CONSENSUS: CONFLICT GROWING MORE SERIOUS.
Publication: North Caucasus Weekly Volume: 2 Issue: 25
Commenting on such events, Il’ya Maksakov, a journalist who covers the war for Nezavisimaya Gazeta, and a colleague, wrote: “With each day, the war in Chechnya is becoming more and more serious, but the Russian leadership is not, on the one hand, in a position to suppress the resistance of the rebels using the power of the federal group while, on the other hand, the process of political regulation [of the conflict], the necessity for which has been spoken about for so long, has not yet begun. The situation is developing in such a direction that in Chechnya there could simply be no remaining people who would be willing to be partners and adherents of Moscow” (Nezavisimaya Gazeta, June 21).
In a similar vein, the well-known Russian military analyst Pavel Felgenhauer commented on the pages of Moskovskie Novosti (no. 25, June 19-25): “The present summer in Chechnya strongly recalls the summer of 1996. At that time, too, the official [Russian] propaganda was maintaining that everywhere in the republic there was continuing the process of normalization…. The partisans were conducting a mine war, and every day someone was being killed, but in general the situation seemed stable. However, among the most reasonable and literate of the Russian commanders there began to form an opinion that further efforts made no sense, that the [military] campaign had been lost, and that the occupation was daily only serving to strengthen the resistance, and that it was necessary to get out [of Chechnya].”
Today, Felgenhauer continued, “it appears that the best of our military [leaders] are beginning seriously to think about how to get out of Chechnya…. General Troshev continues to say that it is only necessary to catch the ‘heads’ of the rebels…and then hang them on the public square in order to frighten everyone. But among Troshev’s colleagues in the highest circle of generals such desperate declarations elicit mirth rather than sympathy…. In Chechnya, the generals explain, there has been created a vicious circle of violence: the populace supports the rebels and conceals their leaders; in revenge, poorly armed and poorly trained [Russian] troops attack a populace that is at enmity with them, and this only strengthens the hatred of the populace and their support for the forces of the resistance. In addition, in May they ceased paying out ‘battle wages’…. Casualties are increasing, the army is degrading morally and professionally, and their equipment is breaking down, with no replacements for it. It would seem necessary only to await a new Khasavyurt [Accord].”

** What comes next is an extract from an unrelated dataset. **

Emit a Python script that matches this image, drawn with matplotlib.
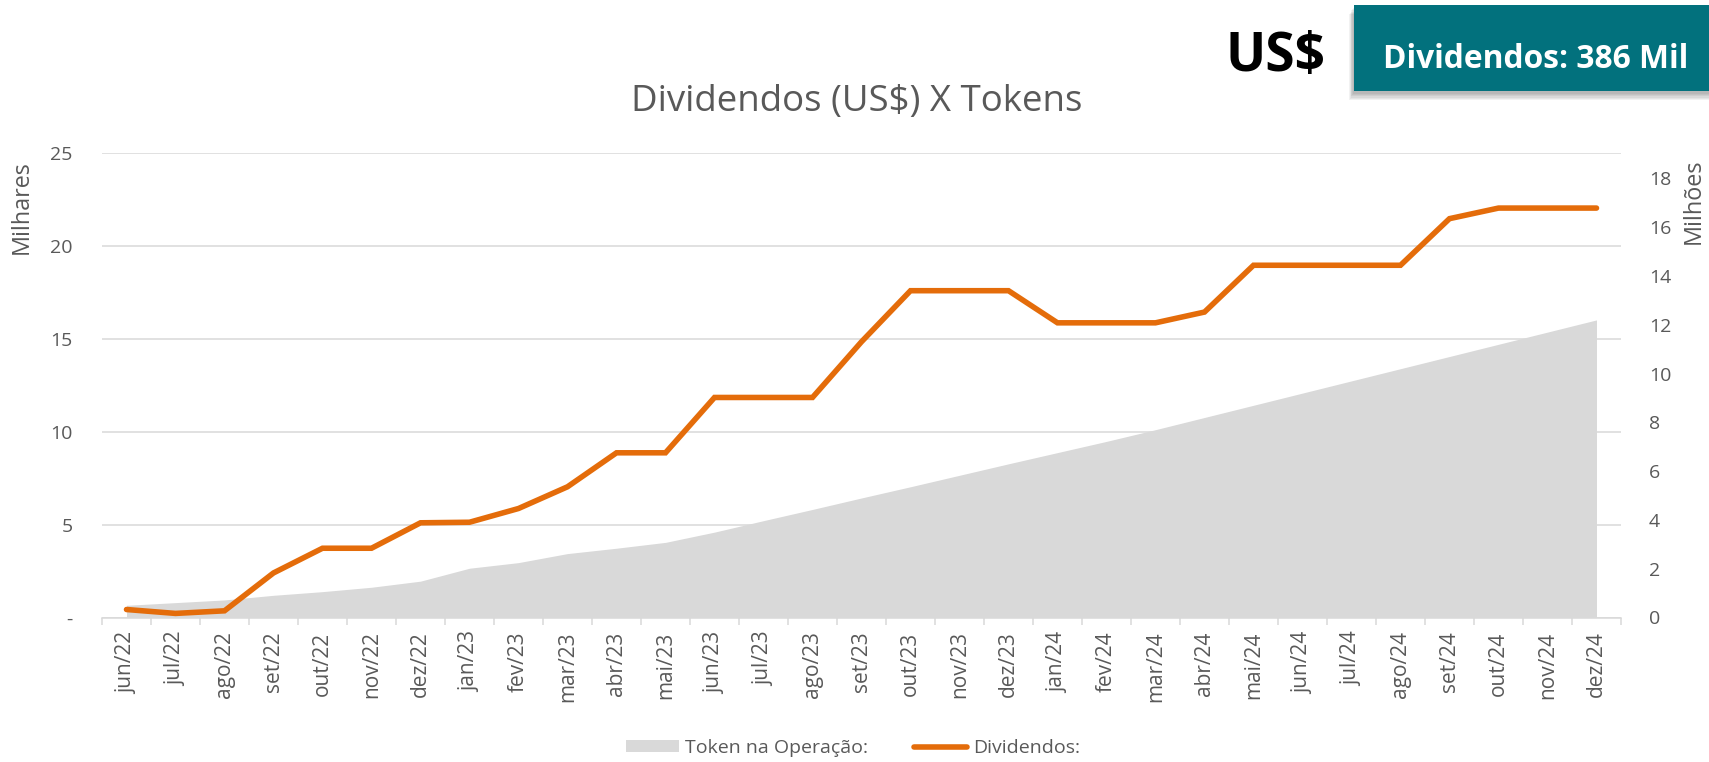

“In Grozny,” journalist Aleksandr Ryabushev noted recently, “a rebellion is ripening. Not among the local populace, but among the soldiers of the military commandant’s office in the Leninsky District of the city, who were fired from their jobs a month ago and who remain without the salaries due to them, including their ‘battle wages.'” The contract soldiers are refusing to return home to Siberia until they are paid. They wander the streets of the ruined Chechen capital “without weapons, constantly risking being kidnapped or killed.” Ryabushev met one of these soldiers, Senior Sergeant Sergei Gulyaev from Novosibirsk–where he has a wife and three children–when the latter attempted to beg some cigarettes off him. Gulyaev had spent a year serving at the military commandant’s office in Djohar and had seen seventeen of his fellow soldiers killed and twenty-seven wounded. Now, Gulyaev complained angrily, it turns out that the military authorities “deceived me and do not want to pay me the money I earned… Together with battle wages, the Ministry of Defense owes me 100,000 rubles. We understand perfectly that if we leave [Chechnya], we will never get the money” (Nezavisimaya Gazeta, June 16).
In the no. 41 (June 18-20) issue of Novaya Gazeta, award-winning war correspondent Anna Politkovskaya published a detailed account of a case of torture committed by the Russian forces in Chechnya. Visiting a Chechen family with which she had been acquainted for a year’s time, she learned that the family’s son, Shamil, had been seized by soldiers wearing masks in the Chechen settlement of Kurchaloe on January 7 (Russian Orthodox Christmas). “They took me far away, threw me into a pit, and tortured me for many nights. That’s all,” Shamil’ summed up his ordeal. During the extended torture process, a team of Russian officers expertly employed pincers, scalpels and a saw used for amputations. What information were the officers trying to get out of him? They wanted to discover “the people in the village who had U.S. dollars.” Shamil’ was eventually ransomed from captivity by his father and is now a seriously ill invalid.